I mentioned earlier that June 12 was an election that was about to resolve our nationality question once and for all with all fault lines removed for Abiola to emerge victoriously. We are much more divided today than we were before amalgamation with no effort being made to narrow the gaps. The encouragement the Miyetti Allah group has received in its activities against fellow citizens in the last four years from the highest levels of government is one of the greatest challenges to our corporate existence. The sense of oneness we used to have as Nigerians have disappeared as herdsmen have suddenly transformed to militia killing, maiming, raping and kidnapping Nigerians daily with the government unable to be governmental and protect lives. That is not the spirit of June 12 that we have celebrated all these years.
In 1993, a lot of our people saw themselves proudly as Nigerians and proclaimed it.
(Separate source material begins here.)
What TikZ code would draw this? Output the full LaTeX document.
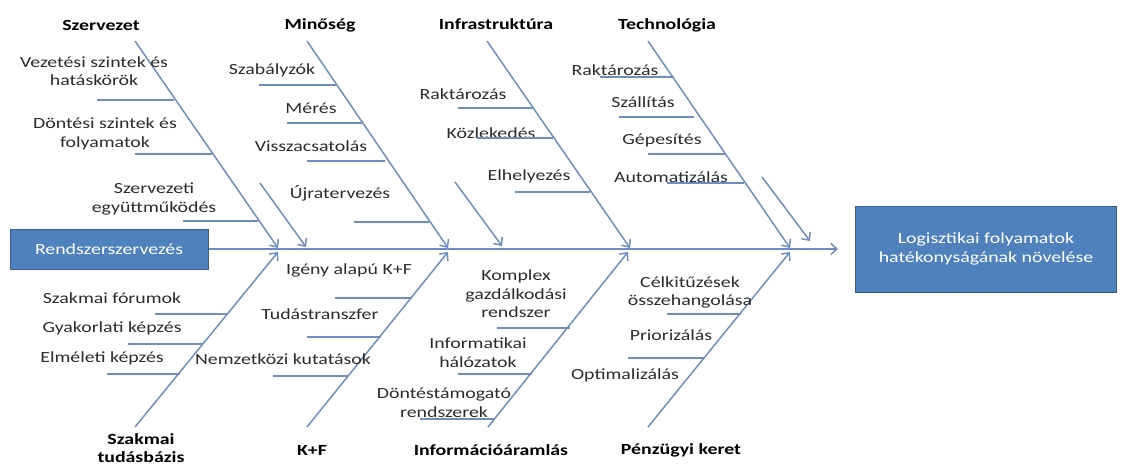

The annulment of June 12 did a lot of damage to that as people see themselves today in terms of their nationalities and the last four years have promoted ethnic irredentism as state policy and eroded the Nigerians in most of our citizens.
The official celebration of June 12 in the midst of all these can, therefore, be no more than a political gimmick and a half-hearted measure realising that Abiola and what he represented are no longer in the sequence and a sense of psychological masturbation is all that is left for its believers.
The futility of that thought is why there are two versions of celebrations. The Abacha spirit dancing on the grave of June 12 and the real pro-democracy keeping the ideal alive.